When I first moved to LA, post-quitting my nanny job and before I started at Conde, I babysat for an assortment of families all around the LA area.

One of these families, based in West Hollywood/Miracle Mile area had two children that I took to the Auto Museum one day. I drove their car and parked on Wilshire around 2:30 PM. We had a pretty good time drawing pictures and drinking milkshakes, until it occurred to me that I never checked the parking perimeters. For some reason I knew at 4PM something changed. It was 4:20. In a full panic, I dragged both kids down the street to their parents car that was literally moments away from being put onto the bed of a tow truck.

I was so distraught, I immediately started sobbing. Here I was without a job, living in a city that I knew nothing about, begging a tow truck driver to please, please, PLEASE do not load this car also full knowing that regardless, I was going to get a whopping ticket, which probably wouldn’t even been covered by the all-day sitting job that was just supposed to give me enough money to buy groceries to just LIVE.

Somehow, by the grace of God, I got the tow truck guy to leave the car, instead gifting me with a 200 dollar ticket. Thanks bro. It was pretty devastating, not to mention the kids had seen the whole thing, which meant I knew I better tell the parents ASAP because you knew if they heard about it from the kids first, I was going to look like a straight mental case.

So I confessed the whole situation as soon as I got back to their place and told them, they could just consider today free and I would just pay the ticket instead. I saw the pity in their eyes, and immediately felt extremely pathetic and sad for myself. Idiot. You should have checked that sign! Why didn’t you check the damn parking sign?

I was about to leave when the Dad handed me an envelope.

“I remember when I first moved here”, he said. “I lived on the floor for 3 weeks and spent more than a couple nights in my car. Here’s the ticket cost and a little extra. Don’t give up on the reason you’re here… You’ll figure this out.”

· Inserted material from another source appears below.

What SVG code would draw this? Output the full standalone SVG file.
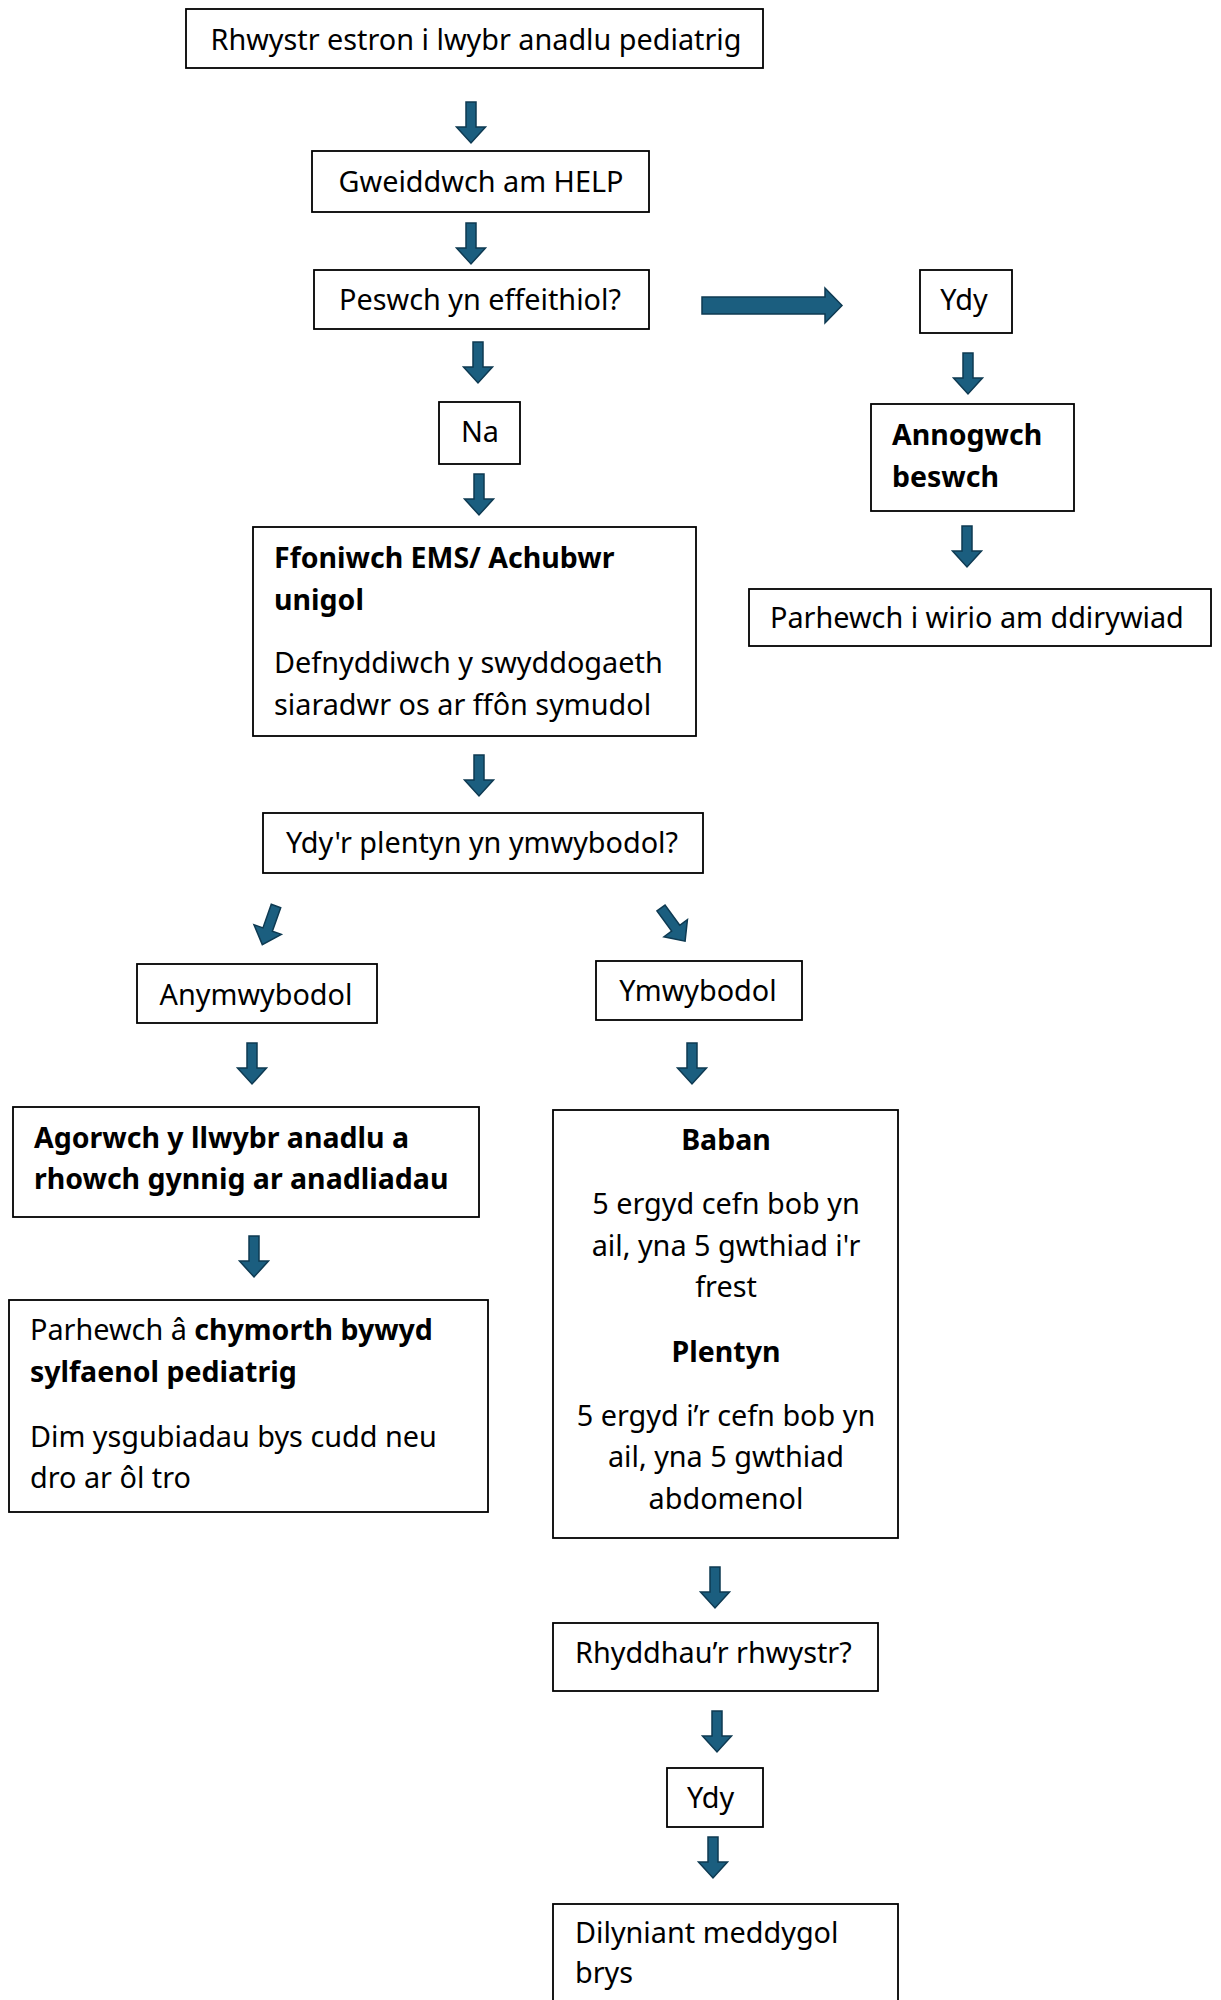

Whenever I’m discouraged, I remember that moment. The extreme gratitude I felt. The look on his face. Feeling hopeless and being hopeful. I remember how far I’ve come from the girl who was begging some tow truck driver to please have mercy on me just this once in the middle of Wilshire Boulevard. The kindness of that father despite my carelessness.

The memory of what it’s like to be a hungry 22-year-old living on a dream.

His words echo in my head:

“Don’t give up on the reason you’re here. You’ll figure this out.”